Например, представьте, что компания, занимающаяся разработкой искусственного интеллекта, скажет: «Мы будем измерять микро-вибрации в головах людей и использовать эти данные, чтобы понять, является ли человек преступником». Это звучит нелепо, но я описываю реальную компанию и продукт под названием Vibra image. Его уже опробовали на чемпионате мира по футболу и саммите G7. Это как в старой шутке из Симпсонов, когда Гомер Симпсон делает одну и ту же глупую вещь снова и снова, ожидая другого результата. Ирония заключается в том, что некоторые из наших самых богатых и передовых технологических компаний пытаются внушить нам, что Гомер Симпсон был прав. И это очень опасно, потому что отвлекает от более рационального понимания проблем, связанных с искусственным интеллектом.

Напоследок я бы хотел спросить про будущее. Маркетинг новейших технологий, как мы с вами обсудили, построен на обещании непреодолимого будущего, которое обязательно наступит и положительным образом поменяет мир. Кажется ли вам, что подчеркивание неизбежности технологического прогресса само по себе неизбежно?

Я бы скорее сказал, что технологическая индустрия отчаянно нуждается в этом мифе о неизбежности. Иначе компаниям пришлось бы признать неспособность выполнить многие из своих обещаний.

Эти корпорации и их руководители невероятно некомпетентны. Вот, например, компания Uber, которая никогда не была прибыльной — она часто теряла миллиарды долларов каждый квартал. Для успеха бизнеса нужна была фантазия о том, что гиг-экономика и самоуправляемые автомобили неизбежны. Без этого мифа Uber не стал бы такой большой и могущественной компанией, какой он является сегодня.

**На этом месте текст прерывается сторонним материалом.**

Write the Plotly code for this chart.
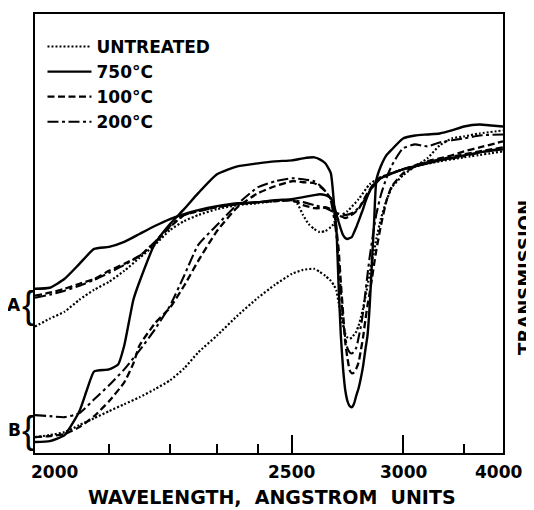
import numpy as np
import plotly.graph_objects as go

# Nonlinear (prism) wavelength scale of the original chart: wavelength -> axis position
SCALE_WL = [2000, 2100, 2200, 2300, 2400, 2500, 3000, 3500, 4000]
SCALE_POS = [0, 74, 135, 182, 223, 257, 368, 429, 468]

MAJOR_TICKS = [2000, 2500, 3000, 4000]
MINOR_TICKS = [2100, 2200, 2300, 2400, 3500]
TICK_LABELS = ["2000", "2500", "3000", "4000"]

# Sample A (upper group) - relative transmission, arbitrary units
WL_A0 = [2000,2020,2040,2060,2080,2100,2125,2150,2175,2200,2230,2260,2300,2350,2400,2450,2500,2525,2550,2575,2600,2625,2650,2675,2700,2725,2750,2800,2850,2900,3000,3100,3300,3500,4000]
T_A0 = [127,135,142,154,164,172,183,196,209,224,233,239,245,249,251,253,254,250,239,230,225,222,223,227,233,239,243,255,270,277,285,288,293,297,303]

WL_A750 = [2000,2020,2040,2060,2080,2100,2125,2150,2175,2200,2230,2260,2300,2350,2400,2450,2500,2550,2600,2625,2650,2675,2690,2700,2710,2720,2730,2740,2750,2760,2770,2780,2790,2800,2810,2820,2830,2840,2850,2870,2900,2950,3000,3100,3200,3300,3500,3700,4000]
T_A750 = [165,166,175,190,205,207,212,220,228,235,240,244,248,251,252,254,255,257,259,260,259,256,248,240,232,225,219,216,215,216,217,222,227,233,239,245,252,258,263,270,276,281,285,288,291,294,299,302,305]

WL_A100 = [2000,2020,2040,2060,2080,2100,2125,2150,2175,2200,2230,2260,2300,2350,2400,2450,2500,2550,2600,2625,2650,2675,2700,2720,2740,2760,2780,2800,2820,2840,2860,2880,2900,2950,3000,3100,3200,3300,3500,3700,4000]
T_A100 = [158,161,165,170,175,183,190,198,211,227,239,243,247,250,252,253,254,249,246,246,247,245,241,238,236,238,241,245,253,261,268,274,277,281,285,289,292,295,300,303,307]

WL_A200 = [2000,2020,2040,2060,2080,2100,2125,2150,2175,2200,2230,2260,2300,2350,2400,2450,2500,2550,2600,2650,2700,2740,2780,2820,2860,2900,2950,3000,3100,3300,3500,3700,4000]
T_A200 = [156,159,163,168,174,181,189,198,212,228,239,243,247,250,252,253,254,252,249,246,241,239,242,252,266,276,281,285,288,294,298,302,306]

# Sample B (lower group)
WL_B0 = [2000,2020,2040,2060,2080,2100,2125,2150,2175,2200,2230,2260,2300,2350,2400,2450,2500,2550,2600,2625,2650,2675,2690,2700,2710,2720,2730,2740,2750,2760,2770,2780,2790,2800,2810,2820,2830,2840,2850,2860,2870,2880,2900,2925,2950,3000,3100,3200,3300,3400,3500,3700,4000]
T_B0 = [16,18,21,28,35,42,49,56,64,73,85,101,118,138,156,169,180,184,185,182,178,173,168,163,151,139,128,120,116,115,116,119,122,128,136,145,156,168,181,192,203,215,235,253,267,279,288,296,309,316,318,321,324]

WL_B750 = [2000,2020,2040,2060,2070,2080,2100,2115,2125,2140,2150,2175,2200,2230,2260,2300,2350,2400,2450,2500,2550,2600,2625,2650,2675,2690,2700,2710,2720,2730,2740,2750,2760,2770,2780,2790,2800,2810,2820,2830,2840,2850,2860,2870,2880,2900,2925,2950,3000,3100,3200,3300,3400,3500,3700,3850,4000]
T_B750 = [11,12,18,42,63,82,84,89,108,154,172,210,230,245,261,280,288,291,293,294,296,297,295,291,281,248,225,168,118,85,63,52,47,46,50,58,65,75,87,103,118,148,191,233,274,288,299,305,316,319,320,321,324,328,330,329,328]

WL_B100 = [2000,2020,2040,2060,2080,2100,2125,2140,2150,2175,2200,2230,2260,2300,2350,2400,2450,2500,2550,2600,2625,2650,2675,2690,2700,2710,2720,2730,2740,2750,2760,2770,2780,2790,2800,2810,2820,2830,2840,2850,2860,2870,2880,2900,2925,2950,3000,3100,3200,3300,3400,3500,3700,4000]
T_B100 = [16,17,19,26,37,52,71,90,108,130,146,168,193,223,247,261,268,273,272,271,268,263,255,243,225,205,171,141,111,95,83,80,81,85,91,103,116,133,148,161,175,190,204,228,253,268,281,288,293,296,299,303,307,313]

WL_B200 = [2000,2020,2040,2060,2080,2100,2125,2150,2175,2200,2230,2260,2300,2350,2400,2450,2500,2550,2600,2625,2650,2675,2690,2700,2710,2720,2730,2740,2750,2760,2770,2780,2790,2800,2810,2820,2830,2840,2850,2860,2870,2880,2900,2925,2950,3000,3100,3150,3200,3300,3500,3700,4000]
T_B200 = [38,37,36,40,54,68,84,103,124,148,178,209,229,250,267,273,276,275,273,269,263,253,235,219,191,163,133,116,105,101,100,102,106,116,127,141,160,179,197,212,227,240,259,276,289,306,310,309,308,312,316,319,320]

SERIES_NAMES = ["UNTREATED", "750°C", "100°C", "200°C"]

FONT = "DejaVu Sans"


def pos(wl):
    return np.interp(np.asarray(wl, dtype=float), SCALE_WL, SCALE_POS)


STYLES = {
    "UNTREATED": dict(dash="2px,2px", width=2.2),
    "750°C": dict(dash="solid", width=2.4),
    "100°C": dict(dash="7px,3.5px", width=2.3),
    "200°C": dict(dash="11px,3.5px,3px,3.5px", width=2.1),
}

fig = go.Figure()

groups = [
    ("B", [(WL_B0, T_B0), (WL_B750, T_B750), (WL_B100, T_B100), (WL_B200, T_B200)]),
    ("A", [(WL_A0, T_A0), (WL_A750, T_A750), (WL_A100, T_A100), (WL_A200, T_A200)]),
]
for gname, series in groups:
    for name, (wl, t) in zip(SERIES_NAMES, series):
        st = STYLES[name]
        fig.add_trace(go.Scatter(
            x=pos(wl), y=t, mode="lines", name=name,
            legendgroup=name, showlegend=(gname == "B"),
            line=dict(color="black", width=st["width"], dash=st["dash"],
                      shape="spline", smoothing=0.5),
            hoverinfo="skip",
        ))

fig.update_layout(
    width=534, height=510,
    margin=dict(l=27, r=39, t=4, b=65),
    paper_bgcolor="white", plot_bgcolor="white",
    font=dict(family=FONT, color="black"),
    showlegend=True,
    legend=dict(
        x=0.016, y=0.966, xanchor="left", yanchor="top",
        bgcolor="rgba(0,0,0,0)", borderwidth=0,
        font=dict(family=FONT, size=17, color="black", weight="bold"),
        tracegroupgap=0, itemwidth=44,
    ),
    xaxis=dict(
        range=[0, 468], showgrid=False, zeroline=False,
        showline=True, linecolor="black", linewidth=2, mirror=True,
        tickmode="array", tickvals=list(pos(MAJOR_TICKS)), ticktext=["", "", "", ""],
        ticks="inside", ticklen=18, tickwidth=2, tickcolor="black",
        minor=dict(tickmode="array", tickvals=list(pos(MINOR_TICKS)),
                   ticks="inside", ticklen=9, tickwidth=2, tickcolor="black",
                   showgrid=False),
    ),
    yaxis=dict(
        range=[0, 441], showgrid=False, zeroline=False,
        showline=True, linecolor="black", linewidth=2, mirror=True,
        showticklabels=False, ticks="",
    ),
)

label_shift = [19, -1, 0, -5]
for wl, txt, sh in zip(MAJOR_TICKS, TICK_LABELS, label_shift):
    fig.add_annotation(x=float(pos(wl)), xref="x", y=0, yref="paper",
                       text=txt, showarrow=False, xanchor="center", yanchor="top",
                       yshift=-7, xshift=sh,
                       font=dict(family=FONT, size=17, weight="bold"))

fig.add_annotation(x=0.5, xref="paper", y=0, yref="paper",
                   text="WAVELENGTH,  ANGSTROM  UNITS", showarrow=False,
                   xanchor="center", yanchor="top", yshift=-31, xshift=3,
                   font=dict(family=FONT, size=19, weight="bold"))

fig.add_annotation(x=1, xref="paper", y=0.4, yref="paper",
                   text="TRANSMISSION", showarrow=False, textangle=-90,
                   xanchor="left", yanchor="middle", xshift=9,
                   font=dict(family=FONT, size=18, weight="bold"))

# group labels with braces
for lab, ymid in [("A", 149), ("B", 23)]:
    fig.add_annotation(x=0, xref="paper", y=ymid, yref="y", text=lab,
                       showarrow=False, xanchor="right", yanchor="middle",
                       xshift=-13, borderpad=0,
                       font=dict(family=FONT, size=17, weight="bold"))
    fig.add_annotation(x=0, xref="paper", y=ymid, yref="y", text="{",
                       showarrow=False, xanchor="right", yanchor="middle",
                       xshift=1, borderpad=0,
                       font=dict(family="Liberation Sans", size=38))

fig.write_html("out.html")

Именно поэтому культура фантазий постоянно изобретает новые войны и образы, чтобы повторять одно и то же пророчество. Помните, в 2012 году «большие данные» были еще довольно новым словом, которое считалось революционным? Через пять лет термин уже надоел, и мы заменили его искусственным интеллектом (ИИ). Хотя, опять же, большинство вещей, которые описывают термином «искусственный интеллект», по сути, представляют собой «глянцевые» версии статистических методов, имеющих очень мало общего с тем, что мы представляем себе под ИИ.

Проблема тут не только в том, что будущее откладывается. Каждый раз, когда оно перерабатывается, мы крадем время у нашего настоящего. В другой своей работе «Технобудущности в стазисе: умные машины, повсеместные вычисления и будущее, которое продолжает возвращаться» я использую образ зала ожидания как метафору. Нам постоянно говорят ждать в этой комнате, пока славное будущее находится по ту сторону двери. Но дверь никогда не откроется. Она всегда заперта. Это как ворота в ​​"Процессе" Кафки, через которые мы никогда не сможем пройти. И вот, мы все смотрим через замочную скважину на прекрасное кинематографическое изображение. Мы видим летающие машины и умных роботов, но забываем о том, что все еще находимся в зале ожидания, где гниют наши города, общества и тела.

Все всегда говорят мне, что это так удручающе: «Неужели у вас нет решения или надежды для нас?» А я всегда отвечаю: нам нужно очень глубоко понять проблемы, прежде чем мы сможем найти правильное решение. Если мы слишком рано подарим себе надежду, то совершим те же ошибки — именно так поступают разработчики технологий сейчас. Они говорят нам, что все будет в порядке, не стоит терять веру, с новой технологией все решится. Но такая надежда по-настоящему опасна.